生成自对弈棋谱时,使用的MCTS模拟次数只有3200,还加入了噪声,这是为了增加随机性,之后的训练才有进步的空间。如果用图形界面(如sabiki)加载Leela Zero,并设置好参数与之对弈,你会发现它其实表现得并不赖。
The MCTS playouts of self-play games is only 3200, and with noise added (For randomness of each move thus training has something to learn from). If you load Leela Zero with Sabaki, you'll probably find it is actually not that weak.
自对弈的增加了随机性,一旦黑棋在开始阶段选择pass,由于贴目的关系,白棋有很大概率也选择pass获胜。短对局由此产生。
This is expected. Due to randomness of self-play games, once Black choose to pass at the beginning, there is a big chance for White to pass too (7.5 komi advantage for White). See issue #198 for defailed explanation.
Leela Zero使用Tromp-Taylor规则(详见https://senseis.xmp.net/?TrompTaylorRules)。
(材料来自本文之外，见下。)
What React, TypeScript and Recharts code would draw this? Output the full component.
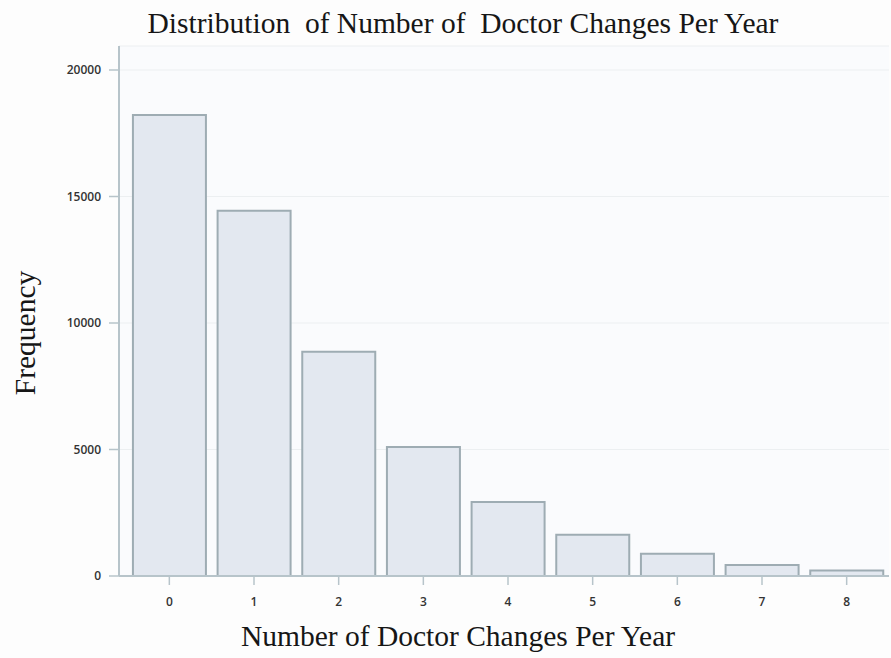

虽然与中国规则一样贴7.5目,但为计算方便,并不去除死子。因此,结果与使用中国规则计算可能有所不同。不过,不去除死子并不影响模型的训练结果,因为双方会将死子自行提掉。
Leela Zero uses Tromp-Taylor rules (see https://senseis.xmp.net/?TrompTaylorRules). Although its komi is 7.5 as in Chinese rule, for simplicity, Tromp-Taylor rules do not remove dead stones. Thus, the result may be different from that calcuated using Chinese rule. However, keeping dead stones does not affect training results because both players are expected to capture dead stones themselves.